Una crisis reputacional solo existe si hay algo que perder. Cuando una institución, una empresa o un Gobierno ha construido una imagen sólida basada en valores, coherencia y responsabilidad, cualquier señal de fallo se percibe como una amenaza a ese capital intangible que es la reputación. Pero ¿qué ocurre cuando esa reputación simplemente no existe? Pues que no hay crisis.
Esto es exactamente lo que está ocurriendo con las instituciones del Estado y, en especial, con el Gobierno de España. Lejos de ser episodios aislados, los casos de corrupción, la opacidad en la gestión, las filtraciones de mensajes privados o los pactos políticos marcadamente contradictorios con el discurso ideológico del propio partido en el poder, son ya parte del paisaje cotidiano. Nada de esto genera una verdadera conmoción pública, no porque no sea grave, sino porque ya no esperamos otra cosa.
La reputación se construye con hechos, pero también con principios y coherencia. El Gobierno ha preferido tomar el camino del medio: mantenerse en el poder a cualquier precio. Pactar con quien sea, aunque se haya denostado públicamente a esos mismos actores apenas unos meses antes. Prometer una cosa y hacer la contraria. Priorizar la supervivencia política antes que la estabilidad institucional. Esta podría ser una estrategia válida desde el punto de vista de la aritmética parlamentaria, pero resulta devastadora para la credibilidad de las instituciones: no hay reputación que defender.
Esta pérdida de reputación no afecta solo a los partidos políticos. Arrastra consigo la imagen del conjunto del sistema democrático, dentro y fuera de España. Cuando los ciudadanos percibimos que no hay reglas compartidas, que el relato cambia según la necesidad de cada día, que las decisiones se toman sin comunicar o que la información nos llega manipulada o filtrada; se rompe el vínculo de confianza que sostiene la democracia.
La transparencia no es un eslogan, es un deber. La responsabilidad política no es una opción, es una exigencia democrática. Y la rendición de cuentas no puede depender del oportunismo electoral. Sin estas bases, cualquier gobierno se convierte en una estructura alejada del interés general.
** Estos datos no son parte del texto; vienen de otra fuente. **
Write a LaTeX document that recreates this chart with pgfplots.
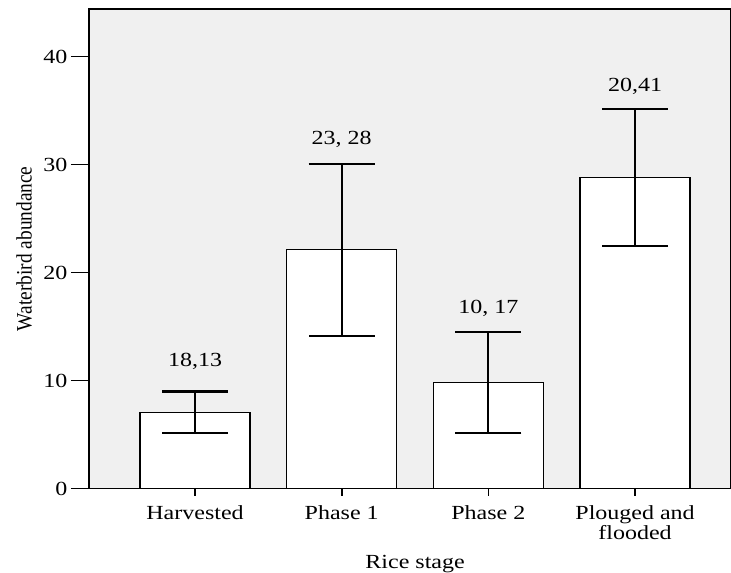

Y aquí está el verdadero problema: cuando ya no hay reputación que preservar, todo vale. Porque ya no se juega a defender una legitimidad moral o institucional, sino simplemente a aguantar. A resistir. A estirar la legislatura todo lo posible. ¿Que aparecen conversaciones privadas en las que se evidencia una preocupante falta de ética? Se desvía la atención. ¿Que se incumplen compromisos energéticos o se improvisan políticas sin previsión de impacto? Se culpa a empresas privadas y a Europa. ¿Que se evidencian relaciones de interés con entornos judiciales o empresariales? Se desacredita a quien denuncia. Y a quien juzga.
Es un círculo vicioso. Sin reputación, no hay coste reputacional. Pero tampoco hay liderazgo, ni proyecto de país, ni respeto institucional. Solo el poder por el poder. Y esto, a largo plazo, es el mayor de los fracasos no solo para el Gobierno de turno, sino también para la sociedad que soporta todo este tinglado.
Una democracia sana necesita gobiernos fuertes, honestos, previsibles, transparentes y con principios. No basta con ocupar el poder: hay que merecerlo. Y cuando el ejercicio del poder se desconecta de la ejemplaridad, de la coherencia y de la vocación de servicio, el precio lo paga todo el sistema: nosotros.
Porque cuando ya no hay reputación, no hay crisis reputacional. Pero tampoco hay futuro.